==== Raw data
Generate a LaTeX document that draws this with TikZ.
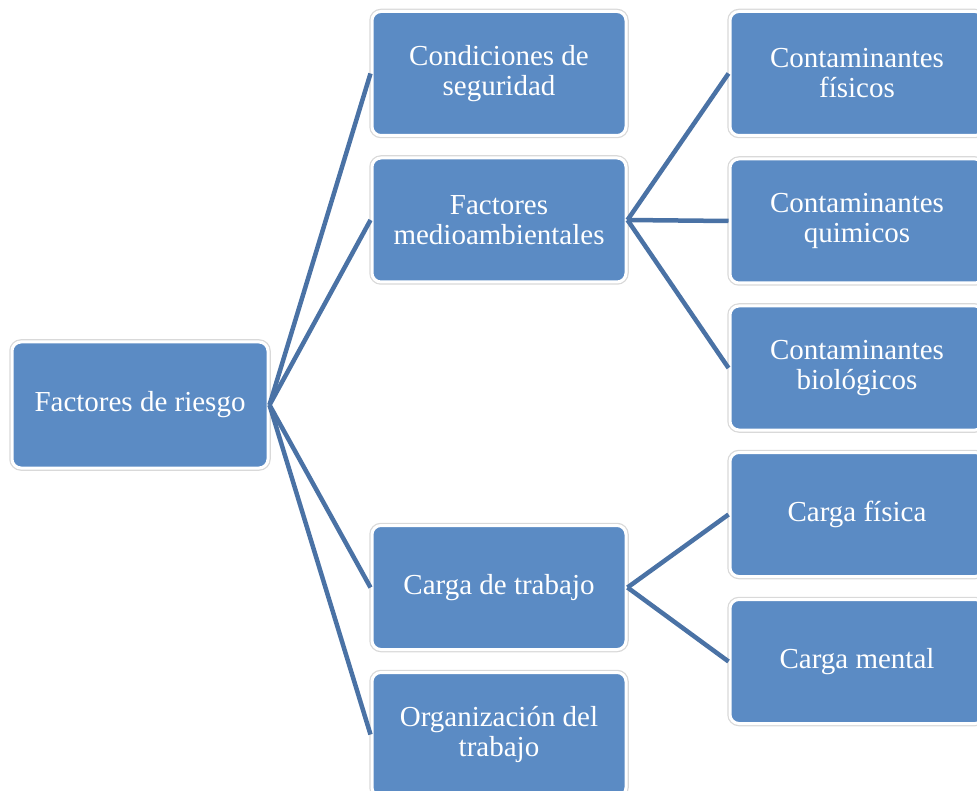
\documentclass[tikz,border=0pt]{standalone}
\usepackage{fontspec}
\setmainfont{Liberation Serif}
\usetikzlibrary{positioning}

\definecolor{boxblue}{HTML}{5B8BC4}
\definecolor{linkblue}{HTML}{4A72A5}

\tikzset{
    riskbox/.style={rounded corners=9pt, fill=boxblue, draw=white, line width=3pt,
        preaction={draw=gray!30, line width=5.5pt},
        minimum width=254pt, minimum height=124pt, align=center, text=white,
        font=\fontsize{29}{30}\selectfont},
    link/.style={draw=linkblue, line width=4.5pt}
}

\begin{document}
\begin{tikzpicture}[x=1pt, y=-1pt]

    \clip (0,0) rectangle (977,791);

    \node[riskbox, minimum width=256pt, minimum height=126pt] (riesgo) at (140,405) {Factores de riesgo};

    \node[riskbox] (seguridad) at (499,73.5) {Condiciones de\\seguridad};
    \node[riskbox] (medio) at (499,220) {Factores\\medioambientales};
    \node[riskbox] (carga) at (499,587.5) {Carga de trabajo};
    \node[riskbox] (organiza) at (499,734.5) {Organización del\\trabajo};

    \node[riskbox] (fisicos) at (857,73.5) {Contaminantes\\físicos};
    \node[riskbox] (quimicos) at (857,221) {Contaminantes\\quimicos};
    \node[riskbox] (biologicos) at (857,368) {Contaminantes\\biológicos};
    \node[riskbox] (cfisica) at (857,514.5) {Carga física};
    \node[riskbox] (cmental) at (857,661.5) {Carga mental};

    \foreach \b in {seguridad, medio, carga, organiza}
        \draw[link] (riesgo.east) -- (\b.west);
    \foreach \b in {fisicos, quimicos, biologicos}
        \draw[link] (medio.east) -- (\b.west);
    \foreach \b in {cfisica, cmental}
        \draw[link] (carga.east) -- (\b.west);

\end{tikzpicture}
\end{document}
========
Without the images, write out each line of the data verbatim.

Generate a LaTeX document that draws this with TikZ.
\documentclass[tikz,border=0pt]{standalone}
\usepackage{fontspec}
\setmainfont{Liberation Serif}
\usetikzlibrary{positioning}

\definecolor{boxblue}{HTML}{5B8BC4}
\definecolor{linkblue}{HTML}{4A72A5}

\tikzset{
    riskbox/.style={rounded corners=9pt, fill=boxblue, draw=white, line width=3pt,
        preaction={draw=gray!30, line width=5.5pt},
        minimum width=254pt, minimum height=124pt, align=center, text=white,
        font=\fontsize{29}{30}\selectfont},
    link/.style={draw=linkblue, line width=4.5pt}
}

\begin{document}
\begin{tikzpicture}[x=1pt, y=-1pt]

    \clip (0,0) rectangle (977,791);

    \node[riskbox, minimum width=256pt, minimum height=126pt] (riesgo) at (140,405) {Factores de riesgo};

    \node[riskbox] (seguridad) at (499,73.5) {Condiciones de\\seguridad};
    \node[riskbox] (medio) at (499,220) {Factores\\medioambientales};
    \node[riskbox] (carga) at (499,587.5) {Carga de trabajo};
    \node[riskbox] (organiza) at (499,734.5) {Organización del\\trabajo};

    \node[riskbox] (fisicos) at (857,73.5) {Contaminantes\\físicos};
    \node[riskbox] (quimicos) at (857,221) {Contaminantes\\quimicos};
    \node[riskbox] (biologicos) at (857,368) {Contaminantes\\biológicos};
    \node[riskbox] (cfisica) at (857,514.5) {Carga física};
    \node[riskbox] (cmental) at (857,661.5) {Carga mental};

    \foreach \b in {seguridad, medio, carga, organiza}
        \draw[link] (riesgo.east) -- (\b.west);
    \foreach \b in {fisicos, quimicos, biologicos}
        \draw[link] (medio.east) -- (\b.west);
    \foreach \b in {cfisica, cmental}
        \draw[link] (carga.east) -- (\b.west);

\end{tikzpicture}
\end{document}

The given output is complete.